Artikel teilen

Braun: Reguläre Visa-Verfahren für Ortskräfte waren anfangs richtig

Der frühere Kanzleramtschef Helge Braun (CDU) hat die damalige Entscheidung der Bundesregierung verteidigt, auch mit Blick auf den internationalen Truppenabzug aus Afghanistan im Jahr 2021 Ortskräfte über reguläre Visa-Verfahren nach Deutschland einreisen zu lassen. Es sei anfangs auch seine feste Überzeugung gewesen, dass es möglich sein müsse, reguläre Visa-Verfahren durchzuführen, sagte Braun am Donnerstag als Zeuge im Afghanistan-Untersuchungsausschuss des Bundestags.
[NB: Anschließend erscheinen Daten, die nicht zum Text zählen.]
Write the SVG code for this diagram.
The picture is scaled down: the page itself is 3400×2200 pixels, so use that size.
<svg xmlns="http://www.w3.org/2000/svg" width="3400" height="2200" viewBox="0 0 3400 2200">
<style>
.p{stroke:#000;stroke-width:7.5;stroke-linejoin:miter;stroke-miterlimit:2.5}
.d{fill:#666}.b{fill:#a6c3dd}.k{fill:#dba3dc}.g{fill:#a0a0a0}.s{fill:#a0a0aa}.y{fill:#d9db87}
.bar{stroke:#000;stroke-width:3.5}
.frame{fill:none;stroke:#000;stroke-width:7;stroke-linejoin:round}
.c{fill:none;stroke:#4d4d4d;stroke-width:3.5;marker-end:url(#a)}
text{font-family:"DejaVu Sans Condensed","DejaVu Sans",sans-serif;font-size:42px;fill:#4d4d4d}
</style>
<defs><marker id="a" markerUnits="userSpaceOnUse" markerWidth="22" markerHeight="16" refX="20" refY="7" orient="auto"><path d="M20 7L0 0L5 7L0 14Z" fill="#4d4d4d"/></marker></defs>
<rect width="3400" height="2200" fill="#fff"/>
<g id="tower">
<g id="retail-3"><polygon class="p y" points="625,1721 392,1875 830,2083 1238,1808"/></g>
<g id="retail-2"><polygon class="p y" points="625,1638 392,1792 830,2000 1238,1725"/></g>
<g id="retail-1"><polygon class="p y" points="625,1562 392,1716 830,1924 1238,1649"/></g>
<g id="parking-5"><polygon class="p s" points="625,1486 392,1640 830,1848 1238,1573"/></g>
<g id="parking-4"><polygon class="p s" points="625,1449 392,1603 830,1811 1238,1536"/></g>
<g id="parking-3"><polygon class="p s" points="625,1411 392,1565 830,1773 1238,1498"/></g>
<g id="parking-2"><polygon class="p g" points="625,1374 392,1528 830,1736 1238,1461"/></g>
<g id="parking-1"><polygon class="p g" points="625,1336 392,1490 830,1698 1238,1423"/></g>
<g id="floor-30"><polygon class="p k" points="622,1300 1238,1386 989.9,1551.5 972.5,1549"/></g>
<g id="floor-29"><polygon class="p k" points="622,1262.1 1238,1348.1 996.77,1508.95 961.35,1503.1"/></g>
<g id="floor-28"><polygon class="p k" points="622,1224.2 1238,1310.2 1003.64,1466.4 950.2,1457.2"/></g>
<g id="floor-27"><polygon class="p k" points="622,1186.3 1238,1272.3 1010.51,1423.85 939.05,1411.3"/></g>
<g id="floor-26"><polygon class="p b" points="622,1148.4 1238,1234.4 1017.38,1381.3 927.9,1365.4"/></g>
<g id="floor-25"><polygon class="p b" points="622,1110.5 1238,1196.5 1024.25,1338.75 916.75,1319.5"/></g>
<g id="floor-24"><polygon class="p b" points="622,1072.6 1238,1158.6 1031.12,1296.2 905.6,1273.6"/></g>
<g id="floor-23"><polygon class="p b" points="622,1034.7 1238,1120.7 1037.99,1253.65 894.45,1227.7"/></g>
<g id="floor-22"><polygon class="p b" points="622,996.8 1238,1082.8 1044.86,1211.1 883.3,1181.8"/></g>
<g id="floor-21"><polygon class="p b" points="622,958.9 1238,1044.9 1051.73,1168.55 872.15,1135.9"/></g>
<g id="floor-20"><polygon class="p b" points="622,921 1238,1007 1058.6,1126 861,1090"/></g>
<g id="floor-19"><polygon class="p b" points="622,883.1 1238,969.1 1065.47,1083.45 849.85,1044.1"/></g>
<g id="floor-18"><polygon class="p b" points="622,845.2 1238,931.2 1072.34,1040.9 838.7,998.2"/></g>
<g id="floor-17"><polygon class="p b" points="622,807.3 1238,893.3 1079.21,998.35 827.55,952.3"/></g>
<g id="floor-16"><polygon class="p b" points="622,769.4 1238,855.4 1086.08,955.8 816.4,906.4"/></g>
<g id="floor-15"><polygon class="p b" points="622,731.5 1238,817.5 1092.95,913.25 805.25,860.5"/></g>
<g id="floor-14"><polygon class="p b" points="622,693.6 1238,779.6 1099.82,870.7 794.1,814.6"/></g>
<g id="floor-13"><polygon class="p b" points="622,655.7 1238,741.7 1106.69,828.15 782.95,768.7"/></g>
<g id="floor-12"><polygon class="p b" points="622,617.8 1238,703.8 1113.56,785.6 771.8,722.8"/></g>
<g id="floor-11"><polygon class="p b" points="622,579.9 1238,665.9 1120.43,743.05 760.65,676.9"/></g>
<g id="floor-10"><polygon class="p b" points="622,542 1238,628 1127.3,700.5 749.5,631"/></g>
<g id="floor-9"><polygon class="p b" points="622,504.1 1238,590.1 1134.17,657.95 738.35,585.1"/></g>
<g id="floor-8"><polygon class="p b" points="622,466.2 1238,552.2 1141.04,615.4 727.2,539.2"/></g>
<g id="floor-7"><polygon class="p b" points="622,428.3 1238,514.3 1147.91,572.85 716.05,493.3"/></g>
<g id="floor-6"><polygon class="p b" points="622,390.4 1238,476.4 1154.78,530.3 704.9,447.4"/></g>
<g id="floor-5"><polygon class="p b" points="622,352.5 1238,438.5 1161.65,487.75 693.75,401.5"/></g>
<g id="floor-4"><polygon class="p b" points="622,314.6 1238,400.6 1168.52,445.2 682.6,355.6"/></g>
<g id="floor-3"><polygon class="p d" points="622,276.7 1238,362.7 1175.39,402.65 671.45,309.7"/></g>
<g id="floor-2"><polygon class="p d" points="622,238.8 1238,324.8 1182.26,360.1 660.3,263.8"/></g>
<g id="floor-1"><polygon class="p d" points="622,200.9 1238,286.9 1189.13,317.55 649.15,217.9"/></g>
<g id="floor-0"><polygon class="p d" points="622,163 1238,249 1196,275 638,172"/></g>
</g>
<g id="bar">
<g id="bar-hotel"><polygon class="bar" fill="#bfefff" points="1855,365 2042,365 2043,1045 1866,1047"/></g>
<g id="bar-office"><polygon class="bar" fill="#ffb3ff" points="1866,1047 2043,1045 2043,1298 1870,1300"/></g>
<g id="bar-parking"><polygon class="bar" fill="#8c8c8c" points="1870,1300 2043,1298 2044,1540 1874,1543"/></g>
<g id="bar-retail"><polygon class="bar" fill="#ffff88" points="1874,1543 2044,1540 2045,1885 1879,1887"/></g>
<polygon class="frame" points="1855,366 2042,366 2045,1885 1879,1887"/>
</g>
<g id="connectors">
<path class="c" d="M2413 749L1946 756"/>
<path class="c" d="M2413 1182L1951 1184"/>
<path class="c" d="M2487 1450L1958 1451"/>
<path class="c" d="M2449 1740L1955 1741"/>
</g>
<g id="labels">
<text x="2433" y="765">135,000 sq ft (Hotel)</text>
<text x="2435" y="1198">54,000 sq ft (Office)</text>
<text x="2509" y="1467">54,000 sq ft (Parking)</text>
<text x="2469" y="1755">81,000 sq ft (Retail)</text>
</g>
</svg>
Braun musste im Ausschuss die Frage beantworten, warum nicht frühzeitig beschleunigte Visa-Verfahren angewendet wurden. Er erläuterte, die Bundesregierung sei im Frühjahr 2021 in einem Dilemma gewesen. Sie habe sich dafür eingesetzt, dass der Friedensprozess im Land auch nach dem für den Sommer geplanten Abzug der Truppen weitergeht. Es sei deshalb als schwierig empfunden worden, Zeichen zu setzen, die als „Evakuierung“ oder „Verlust des Vertrauens in den Friedensprozess“ hätten verstanden werden können. Zudem hätten Entwicklungsorganisationen signalisiert, vor Ort bleiben zu wollen.

Braun zufolge hat sich die damalige Verteidigungsministerin Annegret Kramp-Karrenbauer ab April dafür eingesetzt, die Ausreisemöglichkeiten für Ortskräfte der Bundeswehr auszuweiten. Dies sei von der damaligen Bundeskanzlerin Angela Merkel (CDU) und ihm unterstützt worden. Im Juni habe es zudem die Bitte gegeben, Charterflüge zur Verfügung zu stellen und Ortskräfte beschleunigt ausreisen zu lassen. Auch dies sei vom Kanzleramt unterstützt worden, kam aber letztlich nicht zur Anwendung, weil noch Ende Juli die Zahle der ausreisewilligen Ortskräfte so gering gewesen sei, dass Linienflüge ausgereicht hätten, sagte Braun, der von 2018 bis 2021 Chef des Bundeskanzleramts war. Ihm oblag die Koordinierung der Ressorts der Bundesregierung.

Der Afghanistan-Untersuchungsausschuss soll die Umstände der militärischen Evakuierungsaktion aus Kabul im Jahr 2021 aufklären. Sie war nötig geworden, nachdem die radikalislamischen Taliban nach dem Abzug der internationalen Truppen überraschend schnell die Hauptstadt zurückerobert hatten.

Im Zentrum des Ausschusses steht auch die Frage, ob durch eine Fehleinschätzung der Sicherheitslage afghanische Mitarbeiter deutscher Organisationen gefährdet wurden und früher Vorbereitungen für deren Schutz oder Ausreise hätten getroffen werden müssen. Viele Ortskräfte von Bundeswehr, Polizei und Entwicklungsorganisationen mussten wegen des überstürzten Abzugs zurückbleiben. Am Donnerstagnachmittag wurde auch Altkanzlerin Merkel als Zeugin im Ausschuss erwartet.